Data shown

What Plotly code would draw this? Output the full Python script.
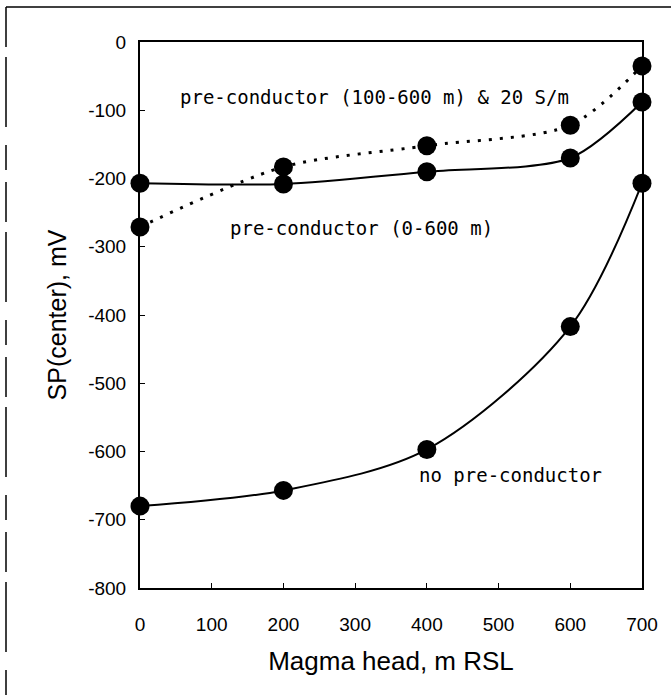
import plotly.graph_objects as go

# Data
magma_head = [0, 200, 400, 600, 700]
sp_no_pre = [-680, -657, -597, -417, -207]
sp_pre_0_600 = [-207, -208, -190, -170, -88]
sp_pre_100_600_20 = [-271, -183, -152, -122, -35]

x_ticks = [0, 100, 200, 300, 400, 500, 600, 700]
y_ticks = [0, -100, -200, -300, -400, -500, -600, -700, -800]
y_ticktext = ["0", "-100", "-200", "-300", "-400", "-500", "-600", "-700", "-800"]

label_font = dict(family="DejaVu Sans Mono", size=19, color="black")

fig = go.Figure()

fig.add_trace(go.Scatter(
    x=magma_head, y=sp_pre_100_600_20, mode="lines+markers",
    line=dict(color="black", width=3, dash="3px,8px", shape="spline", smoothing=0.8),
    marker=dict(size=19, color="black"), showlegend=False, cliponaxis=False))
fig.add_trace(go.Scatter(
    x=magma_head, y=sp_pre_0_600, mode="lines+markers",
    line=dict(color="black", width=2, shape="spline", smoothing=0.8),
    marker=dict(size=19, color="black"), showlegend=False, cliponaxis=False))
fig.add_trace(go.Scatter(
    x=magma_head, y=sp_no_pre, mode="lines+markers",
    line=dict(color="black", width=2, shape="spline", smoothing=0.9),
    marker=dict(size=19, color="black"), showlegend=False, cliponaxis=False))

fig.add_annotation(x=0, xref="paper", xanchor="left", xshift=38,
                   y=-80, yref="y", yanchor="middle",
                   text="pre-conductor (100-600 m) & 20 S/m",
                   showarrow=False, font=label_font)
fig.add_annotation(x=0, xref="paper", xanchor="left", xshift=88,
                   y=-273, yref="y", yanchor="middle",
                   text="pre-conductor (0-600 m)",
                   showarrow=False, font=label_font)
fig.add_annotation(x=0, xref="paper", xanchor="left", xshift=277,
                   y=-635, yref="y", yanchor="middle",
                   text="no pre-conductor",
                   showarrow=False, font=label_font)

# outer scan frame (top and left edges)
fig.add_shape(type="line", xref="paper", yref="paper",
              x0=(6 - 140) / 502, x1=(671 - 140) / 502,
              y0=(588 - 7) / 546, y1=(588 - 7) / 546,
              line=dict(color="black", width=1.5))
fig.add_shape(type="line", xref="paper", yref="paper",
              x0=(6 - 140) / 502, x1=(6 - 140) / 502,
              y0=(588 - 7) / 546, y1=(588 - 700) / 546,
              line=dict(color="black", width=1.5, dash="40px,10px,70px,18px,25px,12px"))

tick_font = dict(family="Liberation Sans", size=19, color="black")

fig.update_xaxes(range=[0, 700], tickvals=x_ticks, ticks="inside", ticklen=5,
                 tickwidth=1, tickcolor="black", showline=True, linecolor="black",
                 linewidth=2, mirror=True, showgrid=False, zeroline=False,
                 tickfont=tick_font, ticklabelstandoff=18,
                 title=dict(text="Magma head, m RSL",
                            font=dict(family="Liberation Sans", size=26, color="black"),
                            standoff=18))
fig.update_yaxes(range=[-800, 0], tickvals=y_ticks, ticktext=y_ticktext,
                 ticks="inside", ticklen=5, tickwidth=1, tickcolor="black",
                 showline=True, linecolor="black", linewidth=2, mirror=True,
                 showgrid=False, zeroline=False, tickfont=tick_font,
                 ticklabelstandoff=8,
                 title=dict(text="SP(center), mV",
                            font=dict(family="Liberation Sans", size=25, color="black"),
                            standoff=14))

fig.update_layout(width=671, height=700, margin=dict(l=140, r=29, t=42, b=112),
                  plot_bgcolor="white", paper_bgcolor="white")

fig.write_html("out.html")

Task description
Reproduce each line exactly as it appears, omitting the pictures.

Written response
What Plotly code would draw this? Output the full Python script.
import plotly.graph_objects as go

# Data
magma_head = [0, 200, 400, 600, 700]
sp_no_pre = [-680, -657, -597, -417, -207]
sp_pre_0_600 = [-207, -208, -190, -170, -88]
sp_pre_100_600_20 = [-271, -183, -152, -122, -35]

x_ticks = [0, 100, 200, 300, 400, 500, 600, 700]
y_ticks = [0, -100, -200, -300, -400, -500, -600, -700, -800]
y_ticktext = ["0", "-100", "-200", "-300", "-400", "-500", "-600", "-700", "-800"]

label_font = dict(family="DejaVu Sans Mono", size=19, color="black")

fig = go.Figure()

fig.add_trace(go.Scatter(
    x=magma_head, y=sp_pre_100_600_20, mode="lines+markers",
    line=dict(color="black", width=3, dash="3px,8px", shape="spline", smoothing=0.8),
    marker=dict(size=19, color="black"), showlegend=False, cliponaxis=False))
fig.add_trace(go.Scatter(
    x=magma_head, y=sp_pre_0_600, mode="lines+markers",
    line=dict(color="black", width=2, shape="spline", smoothing=0.8),
    marker=dict(size=19, color="black"), showlegend=False, cliponaxis=False))
fig.add_trace(go.Scatter(
    x=magma_head, y=sp_no_pre, mode="lines+markers",
    line=dict(color="black", width=2, shape="spline", smoothing=0.9),
    marker=dict(size=19, color="black"), showlegend=False, cliponaxis=False))

fig.add_annotation(x=0, xref="paper", xanchor="left", xshift=38,
                   y=-80, yref="y", yanchor="middle",
                   text="pre-conductor (100-600 m) & 20 S/m",
                   showarrow=False, font=label_font)
fig.add_annotation(x=0, xref="paper", xanchor="left", xshift=88,
                   y=-273, yref="y", yanchor="middle",
                   text="pre-conductor (0-600 m)",
                   showarrow=False, font=label_font)
fig.add_annotation(x=0, xref="paper", xanchor="left", xshift=277,
                   y=-635, yref="y", yanchor="middle",
                   text="no pre-conductor",
                   showarrow=False, font=label_font)

# outer scan frame (top and left edges)
fig.add_shape(type="line", xref="paper", yref="paper",
              x0=(6 - 140) / 502, x1=(671 - 140) / 502,
              y0=(588 - 7) / 546, y1=(588 - 7) / 546,
              line=dict(color="black", width=1.5))
fig.add_shape(type="line", xref="paper", yref="paper",
              x0=(6 - 140) / 502, x1=(6 - 140) / 502,
              y0=(588 - 7) / 546, y1=(588 - 700) / 546,
              line=dict(color="black", width=1.5, dash="40px,10px,70px,18px,25px,12px"))

tick_font = dict(family="Liberation Sans", size=19, color="black")

fig.update_xaxes(range=[0, 700], tickvals=x_ticks, ticks="inside", ticklen=5,
                 tickwidth=1, tickcolor="black", showline=True, linecolor="black",
                 linewidth=2, mirror=True, showgrid=False, zeroline=False,
                 tickfont=tick_font, ticklabelstandoff=18,
                 title=dict(text="Magma head, m RSL",
                            font=dict(family="Liberation Sans", size=26, color="black"),
                            standoff=18))
fig.update_yaxes(range=[-800, 0], tickvals=y_ticks, ticktext=y_ticktext,
                 ticks="inside", ticklen=5, tickwidth=1, tickcolor="black",
                 showline=True, linecolor="black", linewidth=2, mirror=True,
                 showgrid=False, zeroline=False, tickfont=tick_font,
                 ticklabelstandoff=8,
                 title=dict(text="SP(center), mV",
                            font=dict(family="Liberation Sans", size=25, color="black"),
                            standoff=14))

fig.update_layout(width=671, height=700, margin=dict(l=140, r=29, t=42, b=112),
                  plot_bgcolor="white", paper_bgcolor="white")

fig.write_html("out.html")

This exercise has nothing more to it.